Task details - Write the material out again in full, word for word. Do not include the pictures.
## Start Data section
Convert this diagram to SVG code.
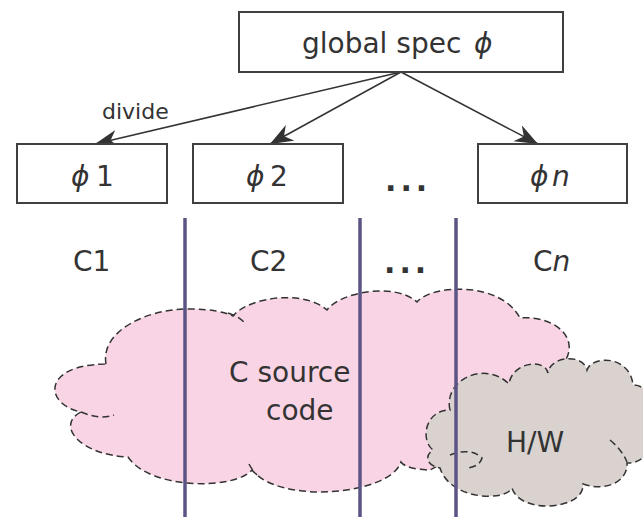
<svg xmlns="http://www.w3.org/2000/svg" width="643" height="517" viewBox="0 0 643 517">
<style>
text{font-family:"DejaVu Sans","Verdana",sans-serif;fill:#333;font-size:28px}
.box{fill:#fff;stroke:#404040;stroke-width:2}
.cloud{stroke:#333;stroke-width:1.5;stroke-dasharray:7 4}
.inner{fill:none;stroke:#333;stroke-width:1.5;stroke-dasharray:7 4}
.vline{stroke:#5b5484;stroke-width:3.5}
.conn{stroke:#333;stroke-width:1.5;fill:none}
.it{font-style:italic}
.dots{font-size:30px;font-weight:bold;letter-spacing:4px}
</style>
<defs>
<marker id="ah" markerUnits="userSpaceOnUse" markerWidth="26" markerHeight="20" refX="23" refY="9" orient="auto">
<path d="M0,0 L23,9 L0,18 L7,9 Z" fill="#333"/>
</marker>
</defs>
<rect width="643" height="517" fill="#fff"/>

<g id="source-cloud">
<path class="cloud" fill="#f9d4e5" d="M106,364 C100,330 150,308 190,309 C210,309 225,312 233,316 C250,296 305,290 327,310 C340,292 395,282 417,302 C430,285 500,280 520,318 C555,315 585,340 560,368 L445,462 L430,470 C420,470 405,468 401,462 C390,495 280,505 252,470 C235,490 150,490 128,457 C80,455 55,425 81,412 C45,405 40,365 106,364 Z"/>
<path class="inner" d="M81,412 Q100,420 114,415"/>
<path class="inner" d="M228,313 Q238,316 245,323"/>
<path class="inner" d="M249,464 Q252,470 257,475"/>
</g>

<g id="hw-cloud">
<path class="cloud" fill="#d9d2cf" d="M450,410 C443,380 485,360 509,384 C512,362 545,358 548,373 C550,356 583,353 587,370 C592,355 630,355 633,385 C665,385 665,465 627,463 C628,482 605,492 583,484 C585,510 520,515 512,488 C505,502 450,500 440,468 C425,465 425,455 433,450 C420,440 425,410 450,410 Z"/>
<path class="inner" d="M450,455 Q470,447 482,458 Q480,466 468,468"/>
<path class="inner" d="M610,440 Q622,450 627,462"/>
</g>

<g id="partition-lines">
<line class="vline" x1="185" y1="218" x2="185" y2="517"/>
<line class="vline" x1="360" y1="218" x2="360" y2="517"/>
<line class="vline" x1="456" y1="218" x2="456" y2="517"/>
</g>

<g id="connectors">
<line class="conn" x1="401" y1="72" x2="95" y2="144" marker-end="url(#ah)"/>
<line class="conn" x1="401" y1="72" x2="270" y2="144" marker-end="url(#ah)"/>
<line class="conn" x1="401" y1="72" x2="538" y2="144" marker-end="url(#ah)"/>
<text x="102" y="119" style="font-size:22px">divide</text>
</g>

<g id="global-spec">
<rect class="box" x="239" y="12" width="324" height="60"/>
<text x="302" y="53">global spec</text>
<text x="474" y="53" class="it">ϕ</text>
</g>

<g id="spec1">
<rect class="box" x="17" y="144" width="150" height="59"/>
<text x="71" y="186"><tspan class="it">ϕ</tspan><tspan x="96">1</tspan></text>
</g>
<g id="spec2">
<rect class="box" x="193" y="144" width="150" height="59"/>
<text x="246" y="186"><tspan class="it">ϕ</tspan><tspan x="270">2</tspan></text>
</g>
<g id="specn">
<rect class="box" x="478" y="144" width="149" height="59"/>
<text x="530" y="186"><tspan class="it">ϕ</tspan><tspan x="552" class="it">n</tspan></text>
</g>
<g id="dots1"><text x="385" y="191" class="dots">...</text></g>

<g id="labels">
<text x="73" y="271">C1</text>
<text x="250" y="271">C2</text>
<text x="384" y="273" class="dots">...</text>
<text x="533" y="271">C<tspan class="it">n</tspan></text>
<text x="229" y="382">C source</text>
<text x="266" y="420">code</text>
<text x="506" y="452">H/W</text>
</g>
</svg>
## End Data section
Task output -
Convert this diagram to SVG code.
<svg xmlns="http://www.w3.org/2000/svg" width="643" height="517" viewBox="0 0 643 517">
<style>
text{font-family:"DejaVu Sans","Verdana",sans-serif;fill:#333;font-size:28px}
.box{fill:#fff;stroke:#404040;stroke-width:2}
.cloud{stroke:#333;stroke-width:1.5;stroke-dasharray:7 4}
.inner{fill:none;stroke:#333;stroke-width:1.5;stroke-dasharray:7 4}
.vline{stroke:#5b5484;stroke-width:3.5}
.conn{stroke:#333;stroke-width:1.5;fill:none}
.it{font-style:italic}
.dots{font-size:30px;font-weight:bold;letter-spacing:4px}
</style>
<defs>
<marker id="ah" markerUnits="userSpaceOnUse" markerWidth="26" markerHeight="20" refX="23" refY="9" orient="auto">
<path d="M0,0 L23,9 L0,18 L7,9 Z" fill="#333"/>
</marker>
</defs>
<rect width="643" height="517" fill="#fff"/>

<g id="source-cloud">
<path class="cloud" fill="#f9d4e5" d="M106,364 C100,330 150,308 190,309 C210,309 225,312 233,316 C250,296 305,290 327,310 C340,292 395,282 417,302 C430,285 500,280 520,318 C555,315 585,340 560,368 L445,462 L430,470 C420,470 405,468 401,462 C390,495 280,505 252,470 C235,490 150,490 128,457 C80,455 55,425 81,412 C45,405 40,365 106,364 Z"/>
<path class="inner" d="M81,412 Q100,420 114,415"/>
<path class="inner" d="M228,313 Q238,316 245,323"/>
<path class="inner" d="M249,464 Q252,470 257,475"/>
</g>

<g id="hw-cloud">
<path class="cloud" fill="#d9d2cf" d="M450,410 C443,380 485,360 509,384 C512,362 545,358 548,373 C550,356 583,353 587,370 C592,355 630,355 633,385 C665,385 665,465 627,463 C628,482 605,492 583,484 C585,510 520,515 512,488 C505,502 450,500 440,468 C425,465 425,455 433,450 C420,440 425,410 450,410 Z"/>
<path class="inner" d="M450,455 Q470,447 482,458 Q480,466 468,468"/>
<path class="inner" d="M610,440 Q622,450 627,462"/>
</g>

<g id="partition-lines">
<line class="vline" x1="185" y1="218" x2="185" y2="517"/>
<line class="vline" x1="360" y1="218" x2="360" y2="517"/>
<line class="vline" x1="456" y1="218" x2="456" y2="517"/>
</g>

<g id="connectors">
<line class="conn" x1="401" y1="72" x2="95" y2="144" marker-end="url(#ah)"/>
<line class="conn" x1="401" y1="72" x2="270" y2="144" marker-end="url(#ah)"/>
<line class="conn" x1="401" y1="72" x2="538" y2="144" marker-end="url(#ah)"/>
<text x="102" y="119" style="font-size:22px">divide</text>
</g>

<g id="global-spec">
<rect class="box" x="239" y="12" width="324" height="60"/>
<text x="302" y="53">global spec</text>
<text x="474" y="53" class="it">ϕ</text>
</g>

<g id="spec1">
<rect class="box" x="17" y="144" width="150" height="59"/>
<text x="71" y="186"><tspan class="it">ϕ</tspan><tspan x="96">1</tspan></text>
</g>
<g id="spec2">
<rect class="box" x="193" y="144" width="150" height="59"/>
<text x="246" y="186"><tspan class="it">ϕ</tspan><tspan x="270">2</tspan></text>
</g>
<g id="specn">
<rect class="box" x="478" y="144" width="149" height="59"/>
<text x="530" y="186"><tspan class="it">ϕ</tspan><tspan x="552" class="it">n</tspan></text>
</g>
<g id="dots1"><text x="385" y="191" class="dots">...</text></g>

<g id="labels">
<text x="73" y="271">C1</text>
<text x="250" y="271">C2</text>
<text x="384" y="273" class="dots">...</text>
<text x="533" y="271">C<tspan class="it">n</tspan></text>
<text x="229" y="382">C source</text>
<text x="266" y="420">code</text>
<text x="506" y="452">H/W</text>
</g>
</svg>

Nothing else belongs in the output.